## Records for the exercise
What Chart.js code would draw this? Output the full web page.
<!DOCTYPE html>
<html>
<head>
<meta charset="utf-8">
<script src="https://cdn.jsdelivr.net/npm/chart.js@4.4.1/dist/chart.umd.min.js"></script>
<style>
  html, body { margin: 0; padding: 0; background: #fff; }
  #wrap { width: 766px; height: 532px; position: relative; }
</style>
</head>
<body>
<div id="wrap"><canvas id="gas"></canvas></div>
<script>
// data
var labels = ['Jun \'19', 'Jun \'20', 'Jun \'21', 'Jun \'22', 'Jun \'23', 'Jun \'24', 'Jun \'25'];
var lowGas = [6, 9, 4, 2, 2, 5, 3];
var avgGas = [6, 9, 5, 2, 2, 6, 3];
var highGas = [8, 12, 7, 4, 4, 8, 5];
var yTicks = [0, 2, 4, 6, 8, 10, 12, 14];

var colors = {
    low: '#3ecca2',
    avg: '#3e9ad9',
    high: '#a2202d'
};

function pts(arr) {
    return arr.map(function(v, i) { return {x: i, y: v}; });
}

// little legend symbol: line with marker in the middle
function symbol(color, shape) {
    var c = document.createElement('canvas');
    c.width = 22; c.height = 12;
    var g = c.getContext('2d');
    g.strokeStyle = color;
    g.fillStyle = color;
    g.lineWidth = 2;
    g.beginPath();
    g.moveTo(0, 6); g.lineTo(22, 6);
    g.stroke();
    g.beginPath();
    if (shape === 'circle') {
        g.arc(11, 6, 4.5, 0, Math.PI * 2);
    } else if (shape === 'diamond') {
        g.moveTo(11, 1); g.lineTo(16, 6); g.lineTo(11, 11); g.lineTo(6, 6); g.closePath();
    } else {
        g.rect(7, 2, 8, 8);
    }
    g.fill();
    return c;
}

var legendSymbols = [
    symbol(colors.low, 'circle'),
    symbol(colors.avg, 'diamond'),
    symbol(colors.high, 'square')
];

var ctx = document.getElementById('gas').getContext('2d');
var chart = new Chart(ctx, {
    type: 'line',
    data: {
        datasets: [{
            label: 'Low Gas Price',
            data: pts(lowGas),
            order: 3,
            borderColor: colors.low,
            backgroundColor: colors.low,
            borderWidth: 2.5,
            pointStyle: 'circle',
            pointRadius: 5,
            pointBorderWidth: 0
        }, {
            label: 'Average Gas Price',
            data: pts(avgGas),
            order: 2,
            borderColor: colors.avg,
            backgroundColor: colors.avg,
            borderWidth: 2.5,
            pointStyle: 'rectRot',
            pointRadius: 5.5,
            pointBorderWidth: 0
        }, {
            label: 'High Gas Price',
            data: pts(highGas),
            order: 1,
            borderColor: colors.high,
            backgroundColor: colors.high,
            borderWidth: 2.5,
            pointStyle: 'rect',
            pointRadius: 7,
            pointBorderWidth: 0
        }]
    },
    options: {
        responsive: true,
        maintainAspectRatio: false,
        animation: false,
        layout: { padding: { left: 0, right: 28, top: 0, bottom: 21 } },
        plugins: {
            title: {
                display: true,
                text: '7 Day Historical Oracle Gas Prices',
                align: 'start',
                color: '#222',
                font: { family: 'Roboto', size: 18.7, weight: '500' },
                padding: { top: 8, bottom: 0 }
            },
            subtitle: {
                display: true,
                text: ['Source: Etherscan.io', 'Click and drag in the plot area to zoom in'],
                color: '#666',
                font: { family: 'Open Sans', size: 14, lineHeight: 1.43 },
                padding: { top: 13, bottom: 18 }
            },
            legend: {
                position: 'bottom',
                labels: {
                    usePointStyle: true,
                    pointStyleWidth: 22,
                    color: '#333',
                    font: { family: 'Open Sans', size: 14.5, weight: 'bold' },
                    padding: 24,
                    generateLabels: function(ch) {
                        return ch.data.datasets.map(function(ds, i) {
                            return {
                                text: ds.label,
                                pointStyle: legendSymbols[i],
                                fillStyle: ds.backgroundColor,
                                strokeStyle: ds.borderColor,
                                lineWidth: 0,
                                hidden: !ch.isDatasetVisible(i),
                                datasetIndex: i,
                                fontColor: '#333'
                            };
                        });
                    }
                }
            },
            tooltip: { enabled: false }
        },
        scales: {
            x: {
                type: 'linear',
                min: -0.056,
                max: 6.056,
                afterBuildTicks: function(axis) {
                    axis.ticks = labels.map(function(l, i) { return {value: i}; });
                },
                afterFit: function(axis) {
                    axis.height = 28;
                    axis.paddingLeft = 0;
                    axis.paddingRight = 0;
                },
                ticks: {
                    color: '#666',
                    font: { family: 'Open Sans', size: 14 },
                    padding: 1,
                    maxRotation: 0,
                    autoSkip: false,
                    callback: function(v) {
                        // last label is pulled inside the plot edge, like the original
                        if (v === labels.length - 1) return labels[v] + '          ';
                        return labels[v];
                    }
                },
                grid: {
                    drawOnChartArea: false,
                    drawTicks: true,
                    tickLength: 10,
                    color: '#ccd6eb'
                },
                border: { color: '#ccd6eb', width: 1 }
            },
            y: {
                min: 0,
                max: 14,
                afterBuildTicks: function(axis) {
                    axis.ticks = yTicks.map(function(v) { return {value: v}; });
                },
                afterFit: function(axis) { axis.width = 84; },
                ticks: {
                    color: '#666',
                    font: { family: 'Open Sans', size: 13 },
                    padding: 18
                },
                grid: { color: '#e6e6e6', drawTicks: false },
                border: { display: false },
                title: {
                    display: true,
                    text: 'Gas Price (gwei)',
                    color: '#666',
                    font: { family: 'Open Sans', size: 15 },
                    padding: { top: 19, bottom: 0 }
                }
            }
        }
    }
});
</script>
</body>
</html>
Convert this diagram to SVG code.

## Work to complete
Write out the whole listing exactly.

## Result
What Chart.js code would draw this? Output the full web page.
<!DOCTYPE html>
<html>
<head>
<meta charset="utf-8">
<script src="https://cdn.jsdelivr.net/npm/chart.js@4.4.1/dist/chart.umd.min.js"></script>
<style>
  html, body { margin: 0; padding: 0; background: #fff; }
  #wrap { width: 766px; height: 532px; position: relative; }
</style>
</head>
<body>
<div id="wrap"><canvas id="gas"></canvas></div>
<script>
// data
var labels = ['Jun \'19', 'Jun \'20', 'Jun \'21', 'Jun \'22', 'Jun \'23', 'Jun \'24', 'Jun \'25'];
var lowGas = [6, 9, 4, 2, 2, 5, 3];
var avgGas = [6, 9, 5, 2, 2, 6, 3];
var highGas = [8, 12, 7, 4, 4, 8, 5];
var yTicks = [0, 2, 4, 6, 8, 10, 12, 14];

var colors = {
    low: '#3ecca2',
    avg: '#3e9ad9',
    high: '#a2202d'
};

function pts(arr) {
    return arr.map(function(v, i) { return {x: i, y: v}; });
}

// little legend symbol: line with marker in the middle
function symbol(color, shape) {
    var c = document.createElement('canvas');
    c.width = 22; c.height = 12;
    var g = c.getContext('2d');
    g.strokeStyle = color;
    g.fillStyle = color;
    g.lineWidth = 2;
    g.beginPath();
    g.moveTo(0, 6); g.lineTo(22, 6);
    g.stroke();
    g.beginPath();
    if (shape === 'circle') {
        g.arc(11, 6, 4.5, 0, Math.PI * 2);
    } else if (shape === 'diamond') {
        g.moveTo(11, 1); g.lineTo(16, 6); g.lineTo(11, 11); g.lineTo(6, 6); g.closePath();
    } else {
        g.rect(7, 2, 8, 8);
    }
    g.fill();
    return c;
}

var legendSymbols = [
    symbol(colors.low, 'circle'),
    symbol(colors.avg, 'diamond'),
    symbol(colors.high, 'square')
];

var ctx = document.getElementById('gas').getContext('2d');
var chart = new Chart(ctx, {
    type: 'line',
    data: {
        datasets: [{
            label: 'Low Gas Price',
            data: pts(lowGas),
            order: 3,
            borderColor: colors.low,
            backgroundColor: colors.low,
            borderWidth: 2.5,
            pointStyle: 'circle',
            pointRadius: 5,
            pointBorderWidth: 0
        }, {
            label: 'Average Gas Price',
            data: pts(avgGas),
            order: 2,
            borderColor: colors.avg,
            backgroundColor: colors.avg,
            borderWidth: 2.5,
            pointStyle: 'rectRot',
            pointRadius: 5.5,
            pointBorderWidth: 0
        }, {
            label: 'High Gas Price',
            data: pts(highGas),
            order: 1,
            borderColor: colors.high,
            backgroundColor: colors.high,
            borderWidth: 2.5,
            pointStyle: 'rect',
            pointRadius: 7,
            pointBorderWidth: 0
        }]
    },
    options: {
        responsive: true,
        maintainAspectRatio: false,
        animation: false,
        layout: { padding: { left: 0, right: 28, top: 0, bottom: 21 } },
        plugins: {
            title: {
                display: true,
                text: '7 Day Historical Oracle Gas Prices',
                align: 'start',
                color: '#222',
                font: { family: 'Roboto', size: 18.7, weight: '500' },
                padding: { top: 8, bottom: 0 }
            },
            subtitle: {
                display: true,
                text: ['Source: Etherscan.io', 'Click and drag in the plot area to zoom in'],
                color: '#666',
                font: { family: 'Open Sans', size: 14, lineHeight: 1.43 },
                padding: { top: 13, bottom: 18 }
            },
            legend: {
                position: 'bottom',
                labels: {
                    usePointStyle: true,
                    pointStyleWidth: 22,
                    color: '#333',
                    font: { family: 'Open Sans', size: 14.5, weight: 'bold' },
                    padding: 24,
                    generateLabels: function(ch) {
                        return ch.data.datasets.map(function(ds, i) {
                            return {
                                text: ds.label,
                                pointStyle: legendSymbols[i],
                                fillStyle: ds.backgroundColor,
                                strokeStyle: ds.borderColor,
                                lineWidth: 0,
                                hidden: !ch.isDatasetVisible(i),
                                datasetIndex: i,
                                fontColor: '#333'
                            };
                        });
                    }
                }
            },
            tooltip: { enabled: false }
        },
        scales: {
            x: {
                type: 'linear',
                min: -0.056,
                max: 6.056,
                afterBuildTicks: function(axis) {
                    axis.ticks = labels.map(function(l, i) { return {value: i}; });
                },
                afterFit: function(axis) {
                    axis.height = 28;
                    axis.paddingLeft = 0;
                    axis.paddingRight = 0;
                },
                ticks: {
                    color: '#666',
                    font: { family: 'Open Sans', size: 14 },
                    padding: 1,
                    maxRotation: 0,
                    autoSkip: false,
                    callback: function(v) {
                        // last label is pulled inside the plot edge, like the original
                        if (v === labels.length - 1) return labels[v] + '          ';
                        return labels[v];
                    }
                },
                grid: {
                    drawOnChartArea: false,
                    drawTicks: true,
                    tickLength: 10,
                    color: '#ccd6eb'
                },
                border: { color: '#ccd6eb', width: 1 }
            },
            y: {
                min: 0,
                max: 14,
                afterBuildTicks: function(axis) {
                    axis.ticks = yTicks.map(function(v) { return {value: v}; });
                },
                afterFit: function(axis) { axis.width = 84; },
                ticks: {
                    color: '#666',
                    font: { family: 'Open Sans', size: 13 },
                    padding: 18
                },
                grid: { color: '#e6e6e6', drawTicks: false },
                border: { display: false },
                title: {
                    display: true,
                    text: 'Gas Price (gwei)',
                    color: '#666',
                    font: { family: 'Open Sans', size: 15 },
                    padding: { top: 19, bottom: 0 }
                }
            }
        }
    }
});
</script>
</body>
</html>
Convert this diagram to SVG code.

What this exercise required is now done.